ブライアンはドラッグの問題で、散々叩かれた。
当時のキースの証言↓
「ブライアンはあんな場所に立っていられるような男じゃないんだ。まるで猟犬が血の匂いを嗅ぎつけたときみたいに、彼を責めたてている。 『責めたてていれば、いまに奴は死んじまうさ』 そんな残酷な気持ちで、ブライアンを何度も何度も痛めつけてやがるんだ。あのやり方はレニー・ブルースがやられたときと同じだぜ。ミックと俺に対しては、『奴らはおとなしい連中さ』くらいに思っているのだろう。特に『ザ・タイムス』の社説がでたあとはな。だがブライアンに関しては違う。奴らは彼が脆いことを知っていていじめぬいているんだ」

私は数日間のアフリカへの旅の緊迫感だけで、神経が疲れてしまった。

平常心を持っていたなら、違う対応ができたのではないかと、自己嫌悪に陥ることになってしまった。

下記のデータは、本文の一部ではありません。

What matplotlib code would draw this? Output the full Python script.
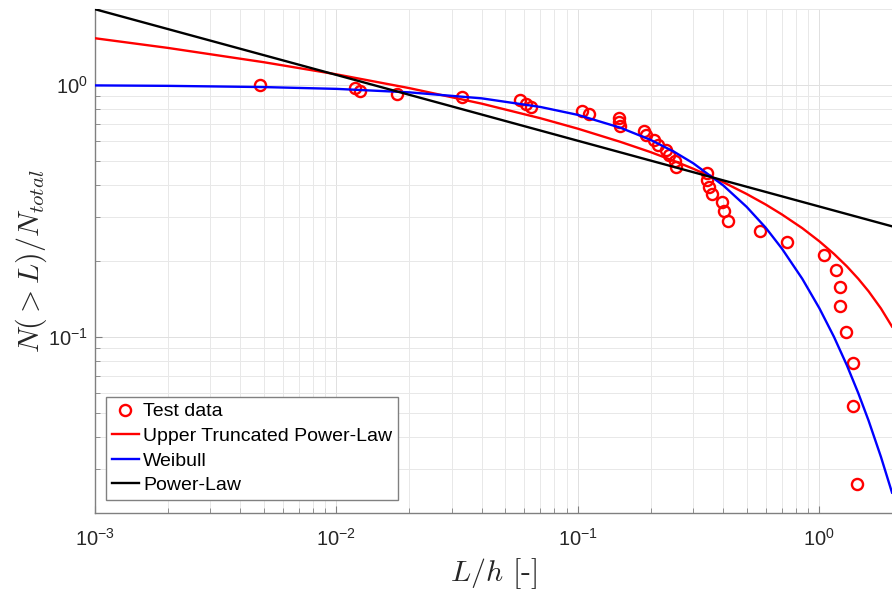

ブライアンの場合は、元々身体が弱いのに、何年にも渡りハードスケジュールをこなし、そして世間から叩かれまくったのである。

繊細だったブライアンが、演奏もできないほどの状態になってしまっても、不思議ではなかったのではないか。

以前のブログ「ブライアンとキース・リチャーズ part16」の中で、スタンリーブースにグループ仲について非難されたブライアンはこう答えている。

ブライアンは、沈む夕陽の下で、ちょっと悲しそうに、くすっと笑った。
「いや、そんなことはないよ。おれは、ミックによく電話しているし、ミック、キース、おれ、三人とも、お互いに話し合ってはいるさ」

「ジャンピン・ジャック・フラッシュ」の聴き方が変わる本」では、”ジャンピン・ジャック・フラッシュ”の誕生を、ブライアンはメンバーの兄貴分として、本当にうれしかったのではないか、と私は解釈している。

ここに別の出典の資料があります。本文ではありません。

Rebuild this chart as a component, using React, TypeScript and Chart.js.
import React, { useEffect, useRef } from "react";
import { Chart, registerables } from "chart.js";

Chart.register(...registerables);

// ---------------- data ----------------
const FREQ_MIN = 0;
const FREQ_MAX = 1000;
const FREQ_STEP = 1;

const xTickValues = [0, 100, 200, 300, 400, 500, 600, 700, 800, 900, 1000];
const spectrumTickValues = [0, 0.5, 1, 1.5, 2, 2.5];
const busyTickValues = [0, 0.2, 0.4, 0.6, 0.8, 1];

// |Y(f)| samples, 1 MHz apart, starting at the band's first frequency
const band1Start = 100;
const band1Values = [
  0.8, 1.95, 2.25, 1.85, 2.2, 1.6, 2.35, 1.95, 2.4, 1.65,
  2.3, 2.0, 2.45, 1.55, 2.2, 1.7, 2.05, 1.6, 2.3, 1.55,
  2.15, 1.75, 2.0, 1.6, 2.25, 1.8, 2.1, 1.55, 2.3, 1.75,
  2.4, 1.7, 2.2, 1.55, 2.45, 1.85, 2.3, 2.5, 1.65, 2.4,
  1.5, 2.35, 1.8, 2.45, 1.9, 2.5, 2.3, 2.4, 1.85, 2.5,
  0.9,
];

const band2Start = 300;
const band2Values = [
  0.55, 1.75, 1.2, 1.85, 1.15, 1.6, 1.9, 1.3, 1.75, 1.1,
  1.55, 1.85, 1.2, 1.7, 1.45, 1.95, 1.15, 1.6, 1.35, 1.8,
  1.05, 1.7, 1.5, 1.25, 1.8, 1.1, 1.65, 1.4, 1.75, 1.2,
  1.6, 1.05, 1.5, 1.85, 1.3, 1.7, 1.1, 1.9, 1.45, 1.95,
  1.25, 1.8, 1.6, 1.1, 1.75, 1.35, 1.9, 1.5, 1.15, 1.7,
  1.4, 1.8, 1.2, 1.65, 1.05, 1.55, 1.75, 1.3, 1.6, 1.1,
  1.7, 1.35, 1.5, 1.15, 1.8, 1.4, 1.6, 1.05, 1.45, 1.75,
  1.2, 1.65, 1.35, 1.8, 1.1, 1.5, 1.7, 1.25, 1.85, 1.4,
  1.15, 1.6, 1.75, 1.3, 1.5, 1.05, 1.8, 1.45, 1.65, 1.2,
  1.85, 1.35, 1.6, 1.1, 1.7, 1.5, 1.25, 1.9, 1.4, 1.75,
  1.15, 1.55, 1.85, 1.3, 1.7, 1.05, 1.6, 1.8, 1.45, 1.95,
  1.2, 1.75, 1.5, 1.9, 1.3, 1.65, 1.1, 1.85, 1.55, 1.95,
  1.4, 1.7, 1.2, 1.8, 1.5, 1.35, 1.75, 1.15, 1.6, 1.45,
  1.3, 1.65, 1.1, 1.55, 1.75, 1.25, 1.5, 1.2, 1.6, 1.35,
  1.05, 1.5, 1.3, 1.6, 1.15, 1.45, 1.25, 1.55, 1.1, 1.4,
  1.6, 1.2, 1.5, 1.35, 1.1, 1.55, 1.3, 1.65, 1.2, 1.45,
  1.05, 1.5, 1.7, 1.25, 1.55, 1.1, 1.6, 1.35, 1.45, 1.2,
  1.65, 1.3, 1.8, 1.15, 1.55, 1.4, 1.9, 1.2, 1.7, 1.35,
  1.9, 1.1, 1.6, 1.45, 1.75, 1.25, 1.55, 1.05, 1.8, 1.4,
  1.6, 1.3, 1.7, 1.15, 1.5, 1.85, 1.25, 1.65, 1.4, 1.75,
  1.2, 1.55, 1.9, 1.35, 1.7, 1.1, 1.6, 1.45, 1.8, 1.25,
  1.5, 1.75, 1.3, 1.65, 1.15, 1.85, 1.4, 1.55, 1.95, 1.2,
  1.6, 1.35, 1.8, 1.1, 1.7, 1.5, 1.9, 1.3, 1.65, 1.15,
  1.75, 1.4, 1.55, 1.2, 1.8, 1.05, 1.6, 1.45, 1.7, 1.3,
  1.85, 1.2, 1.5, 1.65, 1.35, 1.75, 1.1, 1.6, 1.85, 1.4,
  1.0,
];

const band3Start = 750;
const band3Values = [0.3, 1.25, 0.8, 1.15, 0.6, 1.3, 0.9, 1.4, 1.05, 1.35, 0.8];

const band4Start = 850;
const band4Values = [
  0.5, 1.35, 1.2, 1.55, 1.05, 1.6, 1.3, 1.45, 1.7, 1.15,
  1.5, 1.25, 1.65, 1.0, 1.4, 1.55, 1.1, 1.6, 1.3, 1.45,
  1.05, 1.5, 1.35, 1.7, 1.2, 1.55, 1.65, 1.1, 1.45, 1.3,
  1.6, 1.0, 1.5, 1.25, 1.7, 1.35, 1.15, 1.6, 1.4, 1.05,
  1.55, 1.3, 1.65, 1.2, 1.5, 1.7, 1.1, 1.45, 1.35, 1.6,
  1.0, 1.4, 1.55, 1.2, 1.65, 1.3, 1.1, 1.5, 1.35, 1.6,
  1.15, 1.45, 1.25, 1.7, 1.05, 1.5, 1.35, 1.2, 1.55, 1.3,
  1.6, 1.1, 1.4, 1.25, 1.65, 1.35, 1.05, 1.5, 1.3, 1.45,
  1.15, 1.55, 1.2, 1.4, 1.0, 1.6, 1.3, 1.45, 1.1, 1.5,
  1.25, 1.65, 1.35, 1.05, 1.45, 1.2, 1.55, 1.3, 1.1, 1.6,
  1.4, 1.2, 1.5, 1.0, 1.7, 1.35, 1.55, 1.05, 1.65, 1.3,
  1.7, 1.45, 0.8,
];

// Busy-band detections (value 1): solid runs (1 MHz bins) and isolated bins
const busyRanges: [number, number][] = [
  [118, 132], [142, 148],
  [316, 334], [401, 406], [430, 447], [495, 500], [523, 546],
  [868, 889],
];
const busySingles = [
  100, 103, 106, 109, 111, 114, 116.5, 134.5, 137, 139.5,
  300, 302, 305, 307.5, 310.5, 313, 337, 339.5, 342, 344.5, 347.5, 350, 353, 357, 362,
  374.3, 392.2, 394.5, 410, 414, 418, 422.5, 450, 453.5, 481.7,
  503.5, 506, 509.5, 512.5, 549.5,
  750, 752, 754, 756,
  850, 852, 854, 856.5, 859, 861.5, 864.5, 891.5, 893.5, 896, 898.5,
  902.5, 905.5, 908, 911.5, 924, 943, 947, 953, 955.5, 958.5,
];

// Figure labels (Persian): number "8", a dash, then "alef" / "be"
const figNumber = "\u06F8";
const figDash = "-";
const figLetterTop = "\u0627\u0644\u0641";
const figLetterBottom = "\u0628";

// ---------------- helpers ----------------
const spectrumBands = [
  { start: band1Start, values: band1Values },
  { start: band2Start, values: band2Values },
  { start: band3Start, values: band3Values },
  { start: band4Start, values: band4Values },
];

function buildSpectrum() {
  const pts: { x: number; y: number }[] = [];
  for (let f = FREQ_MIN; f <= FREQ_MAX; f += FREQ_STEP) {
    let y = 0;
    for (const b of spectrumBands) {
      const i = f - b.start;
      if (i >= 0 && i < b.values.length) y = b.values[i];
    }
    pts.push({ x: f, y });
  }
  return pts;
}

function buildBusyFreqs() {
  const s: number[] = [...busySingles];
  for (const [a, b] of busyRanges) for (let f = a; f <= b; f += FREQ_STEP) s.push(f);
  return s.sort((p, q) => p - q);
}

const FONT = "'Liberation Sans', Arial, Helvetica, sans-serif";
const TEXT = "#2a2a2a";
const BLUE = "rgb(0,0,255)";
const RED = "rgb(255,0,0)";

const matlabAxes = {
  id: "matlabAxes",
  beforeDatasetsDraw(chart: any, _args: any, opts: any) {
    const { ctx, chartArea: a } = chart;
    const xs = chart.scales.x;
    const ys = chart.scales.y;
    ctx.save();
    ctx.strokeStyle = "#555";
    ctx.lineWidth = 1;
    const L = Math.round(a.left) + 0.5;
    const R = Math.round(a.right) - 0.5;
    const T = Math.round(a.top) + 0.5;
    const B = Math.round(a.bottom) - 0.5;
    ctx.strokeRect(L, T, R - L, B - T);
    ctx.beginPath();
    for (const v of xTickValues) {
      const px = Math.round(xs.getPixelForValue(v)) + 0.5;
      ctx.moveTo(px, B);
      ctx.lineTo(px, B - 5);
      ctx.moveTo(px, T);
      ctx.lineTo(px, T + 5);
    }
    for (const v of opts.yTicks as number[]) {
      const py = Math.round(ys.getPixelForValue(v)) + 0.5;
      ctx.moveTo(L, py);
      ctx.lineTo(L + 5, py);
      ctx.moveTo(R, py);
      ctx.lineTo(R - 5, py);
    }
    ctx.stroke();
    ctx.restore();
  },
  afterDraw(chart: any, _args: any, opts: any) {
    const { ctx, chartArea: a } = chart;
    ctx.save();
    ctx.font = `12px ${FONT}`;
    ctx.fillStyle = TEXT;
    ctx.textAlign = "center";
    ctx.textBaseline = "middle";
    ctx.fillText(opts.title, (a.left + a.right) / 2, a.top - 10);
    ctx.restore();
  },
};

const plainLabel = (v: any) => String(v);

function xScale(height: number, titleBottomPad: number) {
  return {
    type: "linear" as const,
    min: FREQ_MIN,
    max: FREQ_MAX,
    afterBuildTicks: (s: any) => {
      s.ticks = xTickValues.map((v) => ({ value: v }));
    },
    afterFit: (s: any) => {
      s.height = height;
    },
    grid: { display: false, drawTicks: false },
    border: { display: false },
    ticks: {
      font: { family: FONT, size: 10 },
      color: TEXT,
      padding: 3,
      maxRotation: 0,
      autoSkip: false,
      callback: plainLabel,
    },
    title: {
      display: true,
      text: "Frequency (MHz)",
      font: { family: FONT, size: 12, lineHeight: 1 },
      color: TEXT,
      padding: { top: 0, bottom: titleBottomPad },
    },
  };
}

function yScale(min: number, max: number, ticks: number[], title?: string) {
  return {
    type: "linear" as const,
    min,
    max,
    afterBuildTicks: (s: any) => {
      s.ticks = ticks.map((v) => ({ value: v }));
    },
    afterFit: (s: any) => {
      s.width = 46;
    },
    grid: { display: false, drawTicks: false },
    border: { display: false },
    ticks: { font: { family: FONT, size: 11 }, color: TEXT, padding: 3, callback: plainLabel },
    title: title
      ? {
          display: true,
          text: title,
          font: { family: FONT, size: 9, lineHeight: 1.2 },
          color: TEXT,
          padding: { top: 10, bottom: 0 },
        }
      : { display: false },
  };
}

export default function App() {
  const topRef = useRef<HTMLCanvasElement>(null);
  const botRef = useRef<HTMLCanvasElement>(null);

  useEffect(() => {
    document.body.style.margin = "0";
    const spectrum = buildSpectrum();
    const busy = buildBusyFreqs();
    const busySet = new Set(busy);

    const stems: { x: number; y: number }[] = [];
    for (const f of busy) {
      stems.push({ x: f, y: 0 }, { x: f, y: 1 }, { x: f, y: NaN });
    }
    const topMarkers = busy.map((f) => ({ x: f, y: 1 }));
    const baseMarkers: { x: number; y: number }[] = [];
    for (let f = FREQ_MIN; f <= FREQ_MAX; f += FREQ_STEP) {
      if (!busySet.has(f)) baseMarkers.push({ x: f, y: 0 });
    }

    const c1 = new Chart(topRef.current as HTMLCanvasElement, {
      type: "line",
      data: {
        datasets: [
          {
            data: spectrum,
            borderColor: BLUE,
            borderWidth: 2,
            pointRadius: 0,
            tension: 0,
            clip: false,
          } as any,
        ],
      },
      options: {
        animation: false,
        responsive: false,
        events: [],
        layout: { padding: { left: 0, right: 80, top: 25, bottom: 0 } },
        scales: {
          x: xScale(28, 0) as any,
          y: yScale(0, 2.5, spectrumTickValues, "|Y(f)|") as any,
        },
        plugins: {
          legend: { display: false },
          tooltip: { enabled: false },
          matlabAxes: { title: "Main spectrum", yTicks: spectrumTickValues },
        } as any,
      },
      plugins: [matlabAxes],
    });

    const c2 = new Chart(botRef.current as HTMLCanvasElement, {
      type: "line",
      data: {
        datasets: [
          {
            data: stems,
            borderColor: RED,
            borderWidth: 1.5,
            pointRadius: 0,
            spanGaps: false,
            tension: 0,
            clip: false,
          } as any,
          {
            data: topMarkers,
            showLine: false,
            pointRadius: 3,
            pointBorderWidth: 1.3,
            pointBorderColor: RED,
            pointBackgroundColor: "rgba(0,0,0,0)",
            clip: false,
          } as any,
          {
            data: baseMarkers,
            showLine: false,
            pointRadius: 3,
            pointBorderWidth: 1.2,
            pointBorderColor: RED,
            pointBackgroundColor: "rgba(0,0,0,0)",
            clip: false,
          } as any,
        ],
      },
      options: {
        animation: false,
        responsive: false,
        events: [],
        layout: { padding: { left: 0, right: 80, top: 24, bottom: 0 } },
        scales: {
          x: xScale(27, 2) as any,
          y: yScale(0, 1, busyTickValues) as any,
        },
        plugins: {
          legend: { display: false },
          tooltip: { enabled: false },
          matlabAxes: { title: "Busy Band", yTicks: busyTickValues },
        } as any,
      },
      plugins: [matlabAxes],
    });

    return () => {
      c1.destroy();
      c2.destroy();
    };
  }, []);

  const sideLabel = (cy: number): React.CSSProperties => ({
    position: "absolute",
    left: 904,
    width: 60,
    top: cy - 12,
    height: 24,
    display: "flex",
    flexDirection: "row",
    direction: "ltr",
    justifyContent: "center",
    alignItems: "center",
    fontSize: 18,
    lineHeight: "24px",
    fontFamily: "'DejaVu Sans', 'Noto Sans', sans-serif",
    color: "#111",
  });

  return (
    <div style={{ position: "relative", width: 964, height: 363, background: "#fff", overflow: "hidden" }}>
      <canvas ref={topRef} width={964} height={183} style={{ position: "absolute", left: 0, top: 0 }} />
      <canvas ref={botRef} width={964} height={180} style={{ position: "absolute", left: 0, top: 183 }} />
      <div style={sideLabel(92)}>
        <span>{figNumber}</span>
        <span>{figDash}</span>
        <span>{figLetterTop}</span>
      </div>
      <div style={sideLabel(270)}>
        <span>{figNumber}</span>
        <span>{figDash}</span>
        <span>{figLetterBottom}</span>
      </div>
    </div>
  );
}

結果的にはブライアンの追悼コンサートとなってしまったハイド・パークのコンサートにブライアンは呼ばれていた。

気がすすまないながらも、ブライアンは行こうとしていたのではないか。

ブライアンを呼ぶことを提案したミックは、嫌がらせをしたのではなく、それがミックなりの思いやりだったのではないか。

私は、ブライアンはメンバーの気持ちも理解していて、恨むどころか申し訳ないなって思っていて、嫌っていたのではなく、むしろ大好きだったのだと思った。

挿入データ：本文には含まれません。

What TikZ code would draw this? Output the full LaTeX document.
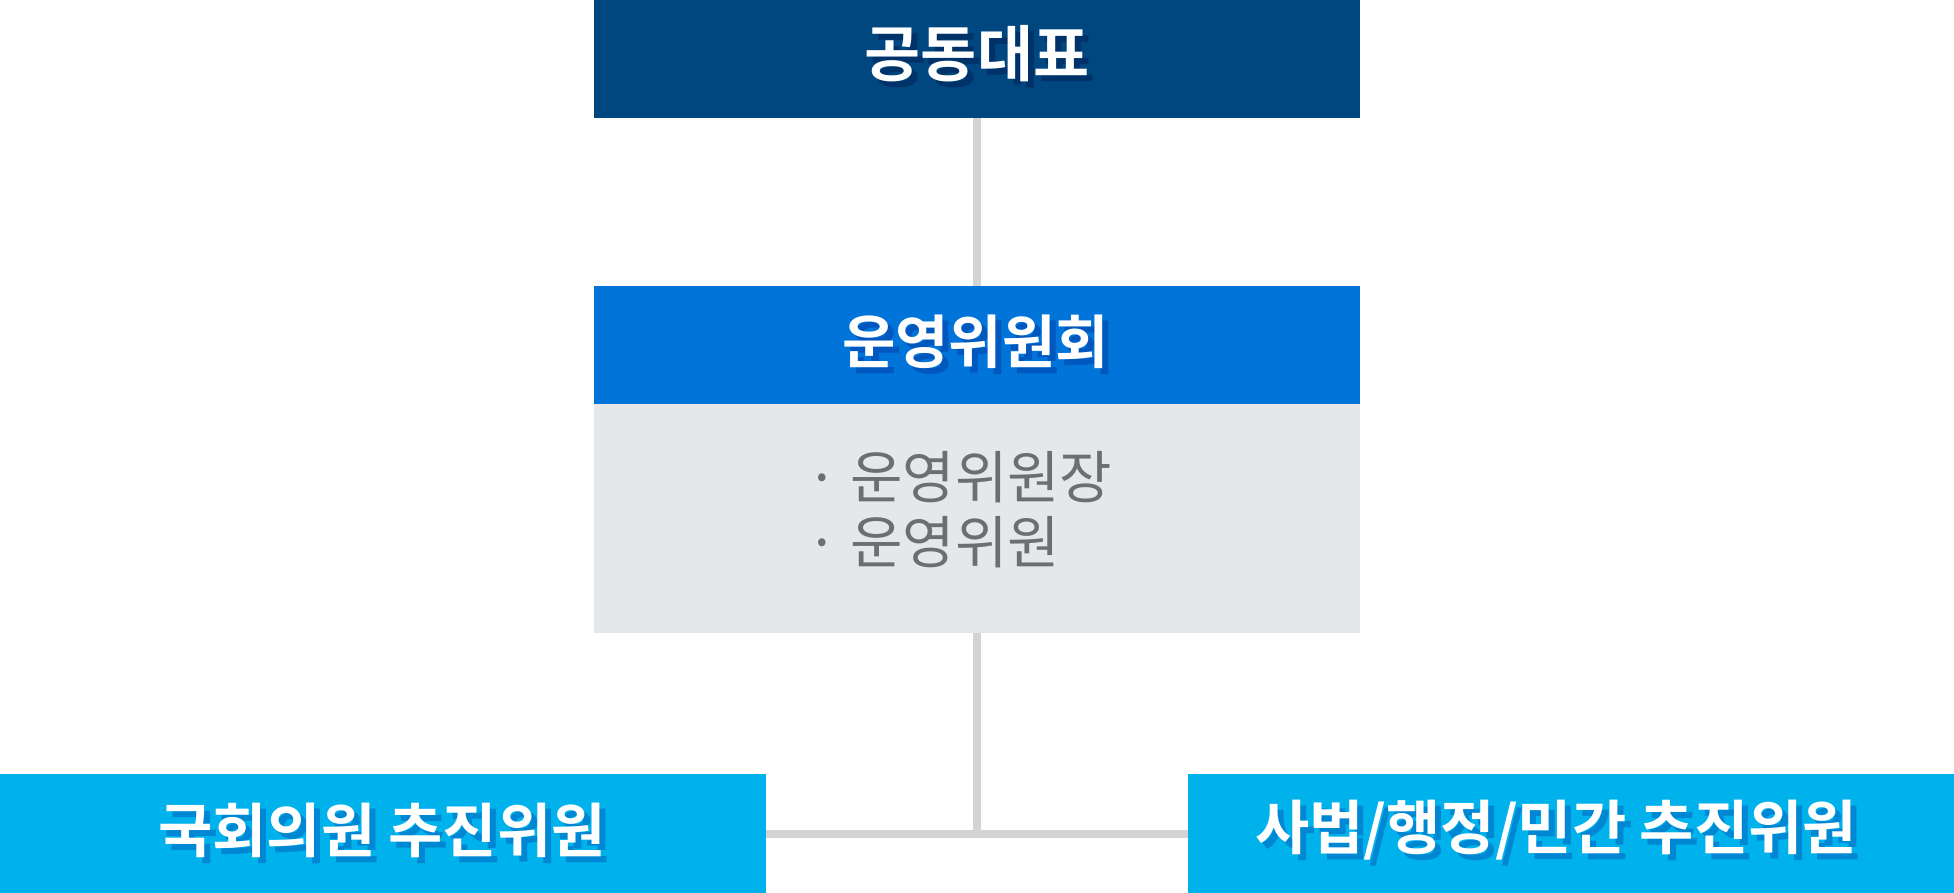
\documentclass[tikz,border=0pt]{standalone}
\usepackage{fontspec}
\setmainfont{Noto Sans CJK KR}
\newfontfamily\krbold{Noto Sans CJK KR Bold}
\newfontfamily\krreg{Noto Sans CJK KR}
\definecolor{topblue}{HTML}{00467F}
\definecolor{topshadow}{HTML}{00326A}
\definecolor{midblue}{HTML}{0074D9}
\definecolor{midshadow}{HTML}{0057BE}
\definecolor{botblue}{HTML}{00B2EB}
\definecolor{botshadow}{HTML}{0087D3}
\definecolor{panelgrey}{HTML}{E6E7E9}
\definecolor{itemgrey}{HTML}{6D6E70}
\definecolor{linegrey}{HTML}{D1D3D4}
\newcommand{\shtext}[2]{\rlap{\kern6pt\raisebox{-6pt}{\textcolor{#1}{#2}}}\textcolor{white}{#2}}
\begin{document}
\begin{tikzpicture}[x=1pt,y=-1pt,
  boxbase/.style={rectangle,inner sep=0pt,outer sep=0pt,draw=none},
  topfont/.style={font=\krbold\fontsize{61}{66}\selectfont},
  midfont/.style={font=\krbold\fontsize{58}{64}\selectfont},
  botfont/.style={font=\krbold\fontsize{59}{64}\selectfont},
  connector/.style={draw=linegrey,line width=8pt},
  itemtext/.style={inner sep=0pt,anchor=base west,text=itemgrey,
     font=\krreg\fontsize{57}{62}\selectfont}]
\useasboundingbox (0,0) rectangle (1954,893);
\fill[white] (0,0) rectangle (1954,893);
% boxes
\node[boxbase,topfont,fill=topblue,minimum width=766pt,minimum height=118pt] (top) at (976.5,59) {};
\node[inner sep=0pt,topfont] (toplabel) at (977,57) {\shtext{topshadow}{공동대표}};
\node[boxbase,midfont,fill=midblue,minimum width=766pt,minimum height=118pt] (head) at (976.5,345) {};
\node[inner sep=0pt,midfont] (headlabel) at (975.5,344.5) {\shtext{midshadow}{운영위원회}};
\node[boxbase,fill=panelgrey,minimum width=766pt,minimum height=229pt,anchor=north] (panel) at (head.south) {};
\node[boxbase,fill=botblue,minimum width=766pt,minimum height=119pt] (left) at (383,833.5) {};
\node[inner sep=0pt,botfont] (leftlabel) at (382,833.5) {\shtext{botshadow}{국회의원 추진위원}};
\node[boxbase,fill=botblue,minimum width=766pt,minimum height=119pt] (right) at (1571,833.5) {};
\node[inner sep=0pt,botfont] (rightlabel) at (1556,833.5) {\shtext{botshadow}{사법/행정/민간 추진위원}};
% items
\node[itemtext] (item1) at (806,498) {·\hspace{12pt}운영위원장};
\node[itemtext] (item2) at (806,563) {·\hspace{12pt}운영위원};
% connectors
\coordinate (junction) at (panel.south |- left.east);
\draw[connector] (top.south) -- (head.north);
\draw[connector] (panel.south) -- (junction);
\draw[connector] (left.east) -- (right.west);
\end{tikzpicture}
\end{document}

そこで、ブライアンから受け取ったように思えたメッセージが更なる大きな意味を持つ。

「自己嫌悪になってたって、落ち込んだって、自分はもう死んでしまったからどうにもできない。
誤解を解くこともできないし、ギクシャクしてしまったメンバーと、またいい人間関係を築きなおすこともできない」

「でも、生きていたらさ、いろいろなこと、していけるじゃない。それなのに、なんで落ち込んでるの? 自分と違って、生きていて何でもできるのに」

自己嫌悪になるな、落ち込むな、じゃない、
そういうことを感じる心も必要で、大切なのはそれを少しずつでもよくしていこうとすることだよ、

生きていれば、いくらでもそれができるんだよ、
だから生きているって素晴らしいことなんだよ。

そんなわけで、自己嫌悪になっている自分を責められるのではなく、励まされている気がして、ヨハネスブルグ空港で、私は泣けてきてしまったのだ。

同時に思った。

ブライアンはたぶん、メンバーが今もバンド名を守って活動していることをとっても嬉しく思っているんじゃないかって。

今回のジンバブエへの旅は、
行く前から、行っている間も、帰ってきてからもしばらく気が張っていて、
浮かれるように楽しくて素晴らしかったとは言い難い。

でも、間違いなく、いい経験と言う意味では素晴らしかった。

魂レベルの旅だったのかもしれない。
魂が求めた体験だったから、導かれるように出かけて行ったのかな、わからないけど。

日本を知ることは、日本以外から日本を見ることでもある。

私は大好きだなって思った日本を守っていきたいなって思ったし、
日本から、東京から、心を豊かにできるような何かを発信していけたらいいなと思う。

今の私なりに、旅を通して気づいたことを書きましたが、もしかしてもう少し時間が経ってから、
もっと別の意味があったことに気づけるのかもしれない。

そんな瞬間が訪れることを、期待しすぎず、少し楽しみにしていたいと思う。